I just got a laugh from the full page ad in the Wall Street Journal taken out by America's Egg Farmers - a message to the American people.  According to them, they cannot produce a product safe enough for "over-easy".

That's top quality for you.   Since more than 99% of our eggs are produced by large-scale jokers, that means the extintion of certain kinds of food we eat...

Monday, August 23, 2010

How safe is our food supply?

For people who live their lives blissfully unaware of where that burger came from - they probably have no idea.  Those few who strive to consume small batch local products are free to worry about their family and friends -- content in their relative safety.

The massively scaled U.S. food production and distribution system -- which generally favours 'food stability' over 'food taste' and actually anticipates fecal matter in its final product  -- could use some improvement.  It's surprising how little consumers care about it until people start dieing.

But its only 5,000 people who will die this year in the U.S. -- at least according to the CDC.  I guess that's more people than will be killed by terrorists from Afghanistan...  I'm sure that next week the same people will pick up the pack of 97¢ eggs.

It's cheaper to eat clean good food that you cook yourself than it is to eat fast cheap food -- even with unfair subsidies propping up the system.  Save a life -- teach someone to cook.

Friday, August 20, 2010

Dude, you still got a light out

$880 million dollars, and they can't fix the light that's been out for months?



View from 28203.

Watering My Plants FAIL

Well, they're still alive -- but the system failed.  Earlier I drew a diagram of my plan.

The X10 controller -- which I wasn't even using in it's X10-electrical-wire-transmit-glory because, probably, it sucks -- worked flawlessly for a week prior to me going on vacation.  I was using it in it's RF capacity, via the Firecracker attachment.  Windows scheduler ran a batch file to cycle the Firecracker.  I was pretty sure about this part.

I wanted to be able to supplement watering on hot days, or when my plants were visibly wilting.  My Touch Pro phone was setup on a tripod downstairs to ftp images every couple of seconds back to the webserver over wifi.

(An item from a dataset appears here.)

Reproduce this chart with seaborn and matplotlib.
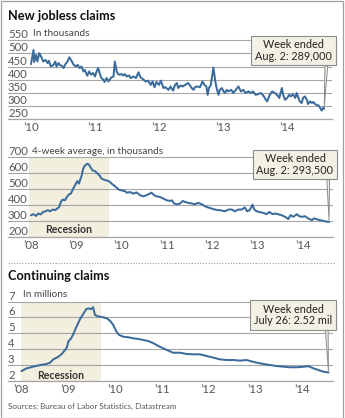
import matplotlib
matplotlib.use("Agg")
import matplotlib.pyplot as plt
import seaborn as sns
from matplotlib.patches import Rectangle
from matplotlib.lines import Line2D

# ---------------- data ----------------
new_claims_t = [2010.00, 2010.04, 2010.05, 2010.08, 2010.10, 2010.13, 2010.17, 2010.19, 2010.23, 2010.26,
                2010.28, 2010.31, 2010.35, 2010.38, 2010.40, 2010.43, 2010.45, 2010.48, 2010.51, 2010.53,
                2010.57, 2010.60, 2010.64, 2010.66, 2010.70, 2010.73, 2010.76, 2010.79, 2010.82, 2010.84,
                2010.88, 2010.91, 2010.94, 2010.97, 2011.00, 2011.03, 2011.05, 2011.08, 2011.10, 2011.13,
                2011.15, 2011.18, 2011.21, 2011.23, 2011.26, 2011.29, 2011.31, 2011.34, 2011.36, 2011.39,
                2011.42, 2011.44, 2011.47, 2011.49, 2011.53, 2011.56, 2011.60, 2011.64, 2011.68, 2011.71,
                2011.76, 2011.79, 2011.83, 2011.87, 2011.90, 2011.93, 2011.96, 2012.00, 2012.03, 2012.07,
                2012.10, 2012.15, 2012.18, 2012.22, 2012.25, 2012.28, 2012.30, 2012.34, 2012.37, 2012.41,
                2012.45, 2012.48, 2012.51, 2012.54, 2012.56, 2012.60, 2012.64, 2012.68, 2012.71, 2012.74,
                2012.76, 2012.78, 2012.81, 2012.85, 2012.88, 2012.90, 2012.93, 2012.95, 2012.98, 2013.01,
                2013.03, 2013.06, 2013.08, 2013.13, 2013.16, 2013.20, 2013.24, 2013.28, 2013.32, 2013.35,
                2013.40, 2013.44, 2013.47, 2013.51, 2013.55, 2013.59, 2013.62, 2013.65, 2013.67, 2013.69,
                2013.73, 2013.77, 2013.81, 2013.85, 2013.88, 2013.92, 2013.94, 2013.97, 2014.01, 2014.03,
                2014.06, 2014.09, 2014.13, 2014.15, 2014.18, 2014.20, 2014.23, 2014.25, 2014.28, 2014.31,
                2014.33, 2014.36, 2014.39, 2014.41, 2014.44, 2014.46, 2014.49, 2014.52, 2014.54, 2014.57,
                2014.58]
new_claims_k = [459, 513, 467, 494, 469, 501, 482, 469, 475, 463,
                472, 450, 456, 469, 450, 463, 456, 453, 444, 456,
                469, 485, 469, 459, 450, 456, 444, 450, 431, 437,
                415, 431, 419, 425, 412, 434, 444, 419, 406, 400,
                391, 406, 393, 400, 409, 412, 469, 431, 421, 419,
                421, 416, 421, 412, 416, 406, 412, 406, 428, 409,
                400, 393, 396, 380, 393, 371, 391, 380, 396, 368,
                371, 361, 374, 358, 380, 387, 368, 378, 374, 380,
                387, 380, 368, 361, 371, 374, 371, 393, 380, 374,
                342, 368, 380, 446, 393, 368, 342, 361, 368, 355,
                349, 361, 355, 361, 349, 361, 374, 355, 361, 349,
                355, 349, 355, 342, 345, 349, 342, 332, 323, 317,
                342, 355, 349, 340, 330, 368, 342, 323, 332, 342,
                336, 345, 330, 349, 330, 317, 311, 330, 336, 323,
                307, 317, 311, 315, 307, 304, 302, 292, 282, 294,
                289]

avg4_t = [2008.00, 2008.05, 2008.11, 2008.16, 2008.21, 2008.27, 2008.32, 2008.37, 2008.42, 2008.48,
          2008.53, 2008.58, 2008.62, 2008.66, 2008.70, 2008.75, 2008.79, 2008.84, 2008.88, 2008.92,
          2008.97, 2009.02, 2009.06, 2009.08, 2009.12, 2009.15, 2009.19, 2009.24, 2009.28, 2009.32,
          2009.36, 2009.41, 2009.46, 2009.51, 2009.56, 2009.61, 2009.67, 2009.72, 2009.78, 2009.83,
          2009.89, 2009.94, 2010.08, 2010.11, 2010.19, 2010.26, 2010.33, 2010.41, 2010.48, 2010.55,
          2010.66, 2010.72, 2010.77, 2010.85, 2010.92, 2011.00, 2011.07, 2011.11, 2011.16, 2011.22,
          2011.29, 2011.35, 2011.40, 2011.47, 2011.55, 2011.62, 2011.69, 2011.77, 2011.84, 2011.91,
          2011.99, 2012.06, 2012.13, 2012.17, 2012.28, 2012.36, 2012.43, 2012.50, 2012.58, 2012.65,
          2012.72, 2012.77, 2012.83, 2012.89, 2012.93, 2012.98, 2013.06, 2013.13, 2013.20, 2013.26,
          2013.33, 2013.40, 2013.47, 2013.53, 2013.61, 2013.68, 2013.73, 2013.79, 2013.87, 2013.92,
          2013.98, 2014.05, 2014.12, 2014.20, 2014.25, 2014.32, 2014.38, 2014.45, 2014.53, 2014.58]
avg4_k = [335, 342, 331, 346, 340, 356, 360, 367, 360, 371,
          367, 377, 387, 419, 434, 429, 450, 467, 471, 496,
          523, 550, 534, 554, 586, 627, 648, 659, 654, 634,
          617, 613, 600, 586, 565, 559, 554, 550, 534, 523,
          509, 496, 486, 477, 481, 471, 479, 461, 454, 461,
          477, 461, 454, 450, 440, 429, 425, 429, 409, 404,
          409, 425, 419, 413, 409, 404, 413, 404, 392, 384,
          377, 371, 367, 367, 360, 371, 371, 360, 371, 371,
          384, 360, 367, 402, 371, 360, 354, 350, 342, 356,
          342, 346, 340, 336, 325, 311, 336, 325, 342, 329,
          325, 329, 315, 304, 315, 309, 304, 300, 294, 293.5]

cont_t = [2008.00, 2008.11, 2008.25, 2008.40, 2008.54, 2008.61, 2008.68, 2008.79, 2008.86, 2008.93,
          2008.97, 2009.00, 2009.06, 2009.11, 2009.16, 2009.21, 2009.26, 2009.32, 2009.38, 2009.43,
          2009.48, 2009.53, 2009.57, 2009.62, 2009.68, 2009.75, 2009.82, 2009.89, 2009.96, 2010.03,
          2010.09, 2010.18, 2010.28, 2010.39, 2010.50, 2010.60, 2010.71, 2010.82, 2010.92, 2011.03,
          2011.14, 2011.24, 2011.39, 2011.53, 2011.67, 2011.81, 2011.96, 2012.10, 2012.24, 2012.38,
          2012.53, 2012.67, 2012.81, 2012.88, 2013.03, 2013.17, 2013.31, 2013.45, 2013.59, 2013.74,
          2013.88, 2014.02, 2014.13, 2014.24, 2014.34, 2014.45, 2014.56]
cont_m = [2.61, 2.78, 2.89, 2.99, 3.06, 3.14, 3.35, 3.52, 3.69, 3.94,
          4.11, 4.47, 4.68, 4.96, 5.32, 5.63, 5.95, 6.22, 6.52, 6.58,
          6.52, 6.65, 6.16, 6.09, 6.05, 6.01, 5.95, 5.80, 5.53, 5.10,
          4.89, 4.78, 4.75, 4.68, 4.64, 4.58, 4.51, 4.37, 4.20, 4.05,
          3.90, 3.77, 3.77, 3.69, 3.67, 3.67, 3.56, 3.46, 3.35, 3.31,
          3.31, 3.27, 3.31, 3.25, 3.14, 3.06, 2.99, 2.93, 2.89, 2.85,
          2.85, 2.88, 2.92, 2.78, 2.68, 2.57, 2.52]

recession_2 = [2007.95, 2009.72]
recession_3 = [2007.98, 2009.69]

years_1 = [2010, 2011, 2012, 2013, 2014]
years_23 = [2008, 2009, 2010, 2011, 2012, 2013, 2014]
year_labels_1 = ["\u201910", "\u201911", "\u201912", "\u201913", "\u201914"]
year_labels_23 = ["\u201908", "\u201909", "\u201910", "\u201911", "\u201912", "\u201913", "\u201914"]
yticks_1 = [250, 300, 350, 400, 450, 500, 550]
yticks_2 = [200, 300, 400, 500, 600, 700]
yticks_3 = [2, 3, 4, 5, 6, 7]

titles = ["New jobless claims", "Continuing claims"]
subtitles = ["In thousands", "4-week average, in thousands", "In millions"]
callouts = ["Week ended\nAug. 2: 289,000", "Week ended\nAug. 2: 293,500", "Week ended\nJuly 26: 2.52 mil"]
source = "Sources: Bureau of Labor Statistics, Datastream"

# ---------------- style ----------------
sns.set_style("white")
NARROW = ["Liberation Sans Narrow", "Lato", "DejaVu Sans"]
plt.rcParams["font.family"] = ["Lato", "DejaVu Sans"]

W, H = 345, 418
DPI = 100
fig = plt.figure(figsize=(W / DPI, H / DPI), dpi=DPI)
fig.patch.set_facecolor("white")

LINE = "#3b6c9c"
GRID = "#a6a6a6"
SHADE = "#f3efdf"
TICKC = "#555555"
BOXFC = "#f3f1e4"
BOXEC = "#8c8c8c"


def px_axes(l, t, r, b):
    return fig.add_axes([l / W, 1 - b / H, (r - l) / W, (b - t) / H])


def style_axes(ax, yticks, xticks, xlabels, ylim, xlim):
    ax.set_xlim(*xlim)
    ax.set_ylim(*ylim)
    for s in ["top", "right", "left"]:
        ax.spines[s].set_visible(False)
    ax.spines["bottom"].set_color(GRID)
    ax.spines["bottom"].set_linewidth(0.9)
    ax.set_yticks(yticks)
    ax.set_yticklabels([str(v) for v in yticks])
    ax.set_xticks(xticks)
    ax.set_xticklabels(xlabels)
    ax.grid(axis="y", color=GRID, linewidth=0.8)
    ax.grid(axis="x", visible=False)
    ax.set_axisbelow(True)
    ax.tick_params(axis="y", length=0, pad=0, labelsize=8.2, labelcolor=TICKC)
    ax.tick_params(axis="x", length=0, pad=2.5, labelsize=8.2, labelcolor=TICKC)
    for lab in ax.get_yticklabels():
        lab.set_ha("left")
        lab.set_va("bottom")
        lab.set_family(NARROW)
    for lab in ax.get_xticklabels():
        lab.set_family(NARROW)
    ax.set_xlabel("")
    ax.set_ylabel("")
    ax.patch.set_alpha(0)


def callout(ax, text, xy, cx, cy):
    ax.annotate(text, xy=xy, xycoords="data", xytext=(cx, H - cy), textcoords="figure pixels",
                ha="center", va="center", fontsize=7.8, color="#222222", linespacing=1.05,
                family=["Lato", "DejaVu Sans"],
                bbox=dict(boxstyle="square,pad=0.33", fc=BOXFC, ec=BOXEC, lw=0.8),
                arrowprops=dict(arrowstyle="wedge,tail_width=0.25,shrink_factor=0.5", fc=BOXFC,
                                ec=BOXEC, lw=0.7, relpos=(0.93, 0.0), shrinkA=0, shrinkB=1),
                zorder=5)


def shade(ax, span, top, ylim):
    frac = (top - ylim[0]) / (ylim[1] - ylim[0])
    ax.axvspan(span[0], span[1], ymin=0, ymax=frac, color=SHADE, lw=0, zorder=0)


# ---------------- panel 1 ----------------
ylim1 = (250, 596.7)
ax1 = px_axes(8, 28, 332, 119)
sns.lineplot(x=new_claims_t, y=new_claims_k, ax=ax1, color=LINE, linewidth=1.45)
style_axes(ax1, yticks_1, years_1, year_labels_1, ylim1, (2009.641, 2014.703))
callout(ax1, callouts[0], (new_claims_t[-1], new_claims_k[-1]), 293.5, 50.5)

# ---------------- panel 2 ----------------
ylim2 = (200, 771)
ax2 = px_axes(8, 146, 333, 236.7)
shade(ax2, recession_2, yticks_2[-1], ylim2)
sns.lineplot(x=avg4_t, y=avg4_k, ax=ax2, color=LINE, linewidth=1.45)
style_axes(ax2, yticks_2, years_23, year_labels_23, ylim2, (2007.492, 2014.667))
ax2.text((recession_2[0] + recession_2[1]) / 2, 248, "Recession", ha="center", va="center",
         fontsize=7.6, fontweight="bold", color="#333333", family=NARROW)
callout(ax2, callouts[1], (avg4_t[-1], avg4_k[-1]), 295, 164.7)

# ---------------- panel 3 ----------------
ylim3 = (2, 7.74)
ax3 = px_axes(8, 290, 333, 380.7)
shade(ax3, recession_3, yticks_3[-1], ylim3)
sns.lineplot(x=cont_t, y=cont_m, ax=ax3, color=LINE, linewidth=1.45)
style_axes(ax3, yticks_3, years_23, year_labels_23, ylim3, (2007.712, 2014.656))
ax3.text((recession_3[0] + recession_3[1]) / 2, 2.36, "Recession", ha="center", va="center",
         fontsize=7.6, fontweight="bold", color="#333333", family=NARROW)
callout(ax3, callouts[2], (cont_t[-1], cont_m[-1]), 293, 315)

# ---------------- texts ----------------
fig.text(8 / W, 1 - 16 / H, titles[0], ha="left", va="center", fontsize=9.2, fontweight="bold",
         color="#111111")
fig.text(8 / W, 1 - 276 / H, titles[1], ha="left", va="center", fontsize=9.2, fontweight="bold",
         color="#111111")
fig.text(33 / W, 1 - 34 / H, subtitles[0], ha="left", va="center", fontsize=7.2, color="#444444")
fig.text(32 / W, 1 - 151 / H, subtitles[1], ha="left", va="center", fontsize=7.2, color="#444444")
fig.text(23 / W, 1 - 294.5 / H, subtitles[2], ha="left", va="center", fontsize=7.2, color="#444444")
fig.text(8 / W, 1 - 406 / H, source, ha="left", va="center", fontsize=5.8, color="#555555",
         family=NARROW)

# dotted separator and frame
fig.add_artist(Line2D([8 / W, 336 / W], [1 - 262.5 / H, 1 - 262.5 / H], transform=fig.transFigure,
                      color="#9a9a9a", lw=0.8, ls=(0, (1, 1.5))))
fig.add_artist(Rectangle((0.5 / W, 0.5 / H), (W - 2.5) / W, (H - 1.5) / H, transform=fig.transFigure,
                         fill=False, ec="#a0a0a0", lw=0.9))

fig.savefig("out.png", dpi=DPI)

Unfortunately, I knew I would have problems with this setup.  The phone would overheat in the sunshine and stop recharging the battery.  So I had to have it reboot itself a couple times a day to be safe.

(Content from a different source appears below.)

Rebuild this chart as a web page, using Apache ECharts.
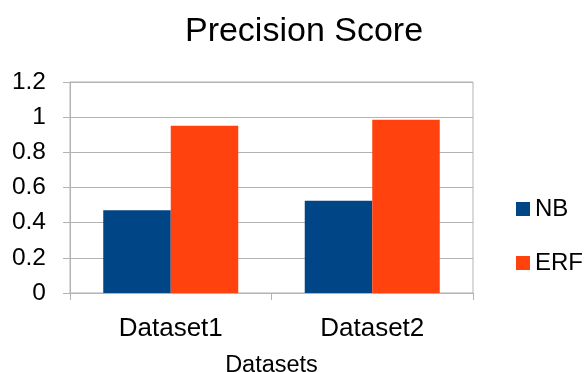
<!DOCTYPE html>
<html>
<head>
<meta charset="utf-8">
<script src="https://cdn.jsdelivr.net/npm/echarts@6/dist/echarts.min.js"></script>
<style>html,body{margin:0;padding:0;background:#fff}#c{width:588px;height:372px}</style>
</head>
<body>
<div id="c"></div>
<script>
var categories = ['Dataset1', 'Dataset2'];
var nbValues = [0.471, 0.524];
var erfValues = [0.951, 0.985];
var yTicks = { min: 0, max: 1.2, interval: 0.2 };

var chart = echarts.init(document.getElementById('c'), null, { renderer: 'canvas' });
var font = '"Liberation Sans", Arial, sans-serif';
var gridColor = '#b3b3b3';
chart.setOption({
  animation: false,
  backgroundColor: '#ffffff',
  title: {
    text: 'Precision Score',
    left: 304, top: 15, textAlign: 'center', padding: 0,
    textStyle: { fontFamily: font, fontSize: 34, fontWeight: 'normal', color: '#000' }
  },
  legend: {
    orient: 'vertical', left: 516, top: 197, padding: 0,
    itemWidth: 14, itemHeight: 14, itemGap: 30,
    icon: 'rect',
    textStyle: { fontFamily: font, fontSize: 24, color: '#000' },
    data: ['NB', 'ERF']
  },
  grid: { left: 70, right: 115, top: 82, bottom: 79, containLabel: false, outerBoundsMode: 'none',
    show: true, borderColor: gridColor, borderWidth: 1 },
  xAxis: {
    type: 'category', data: categories,
    name: 'Datasets', nameLocation: 'middle', nameGap: 61,
    nameTextStyle: { fontFamily: font, fontSize: 23.5, color: '#000' },
    axisLine: { lineStyle: { color: gridColor } },
    axisTick: { show: true, length: 7, lineStyle: { color: gridColor } },
    axisLabel: { fontFamily: font, fontSize: 26, color: '#000', margin: 23 }
  },
  yAxis: {
    type: 'value', min: yTicks.min, max: yTicks.max, interval: yTicks.interval,
    axisLine: { show: true, lineStyle: { color: gridColor } },
    axisTick: { show: true, length: 7, lineStyle: { color: gridColor } },
    splitLine: { lineStyle: { color: gridColor } },
    axisLabel: { fontFamily: font, fontSize: 24.5, color: '#000', margin: 24,
      formatter: function (v) { return String(Math.round(v * 10) / 10); } }
  },
  series: [
    { name: 'NB', type: 'bar', data: nbValues, barGap: '0%', barCategoryGap: '33%', itemStyle: { color: '#004586' } },
    { name: 'ERF', type: 'bar', data: erfValues, barGap: '0%', barCategoryGap: '33%', itemStyle: { color: '#ff420e' } }
  ]
});
</script>
</body>
</html>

I don't know how long it lasted, but on the second day I couldn't access the website.  It seems the Savant web server went down without asking me.

And I couldn't ftp in to check the pics, but I may have never opened up ftp to the outside...

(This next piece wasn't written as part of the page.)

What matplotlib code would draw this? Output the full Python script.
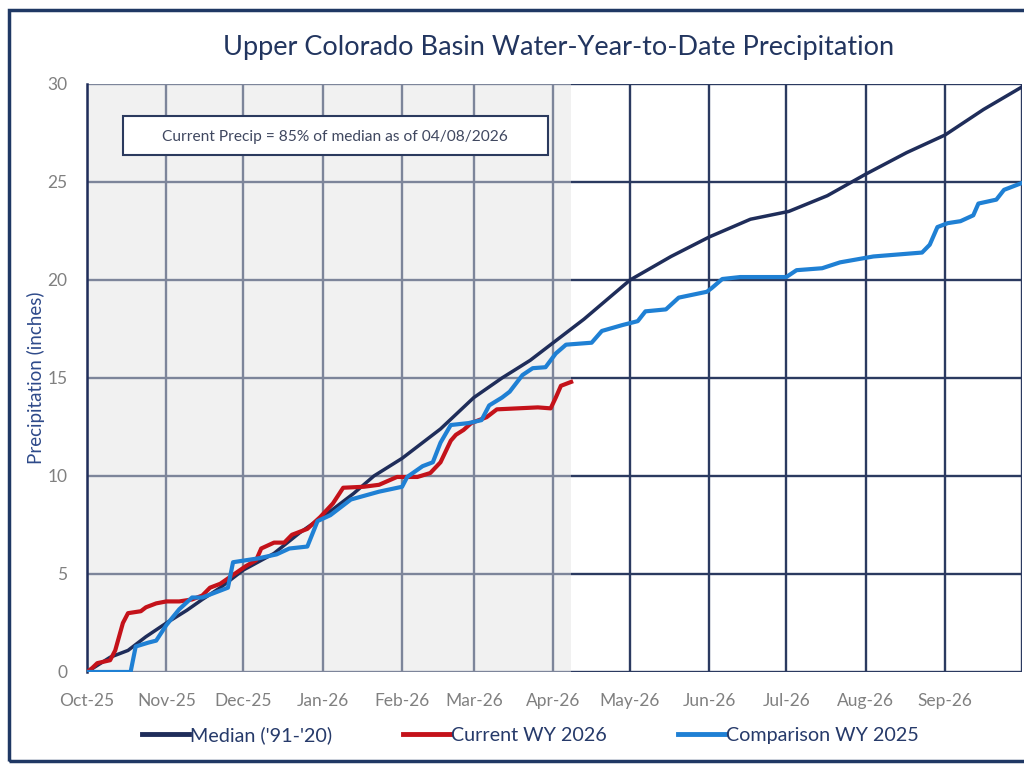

But at least I could VNC on in and run the watering cycle.  At least for a couple days.  Apparently that failed too.  I thought the power went out...  Nope, UltraVNC went down.  And it never does that.

But the scheduler kept trickling along every day to supply just enough to keep them alive in the 100 degree heat.  At least until the day I returned.  It seems that the X10 receiver received the ON command, but not the OFF command.  I think it was trying to break my pump.

So I'm going to try an isolated arduino approach.  It should function as a basic fine-tuned timer with push button instant gratification and optional programming opportunities.

How to run Teenpup on a really old computer

So I wanted to run Teenpup2010mini on a 500MHz PIII with 192MBs of RAM and about 4GBs of storage on a second partition.  I wanted to use Amarok to manage and play FLACs over wifi from my music server.  Internet streams would be nice, too.

Lucid Puppy was my first choice, but I couldn't get Amarok to work with a "frugal" install.  Teenpup comes with Amarok pre-installed so I went with that.

I used the LuPu to mount and extract the Teenpup .sfs to its home on the second partition -- after converting it to the proper squash file format with the included utility.

I put the vmlinuz file in the first partition, since my grub can't access stuff on other partitions.  One Grub menu entry boots into a root on the second partition. [I'll have to copy the grub entry here...]

Thanks to the excellent Puppy developers and folks at murga-linux!  It works flawlessly, so far.  Now I have a dependable, lossless, wireless music manager & client for my stereo.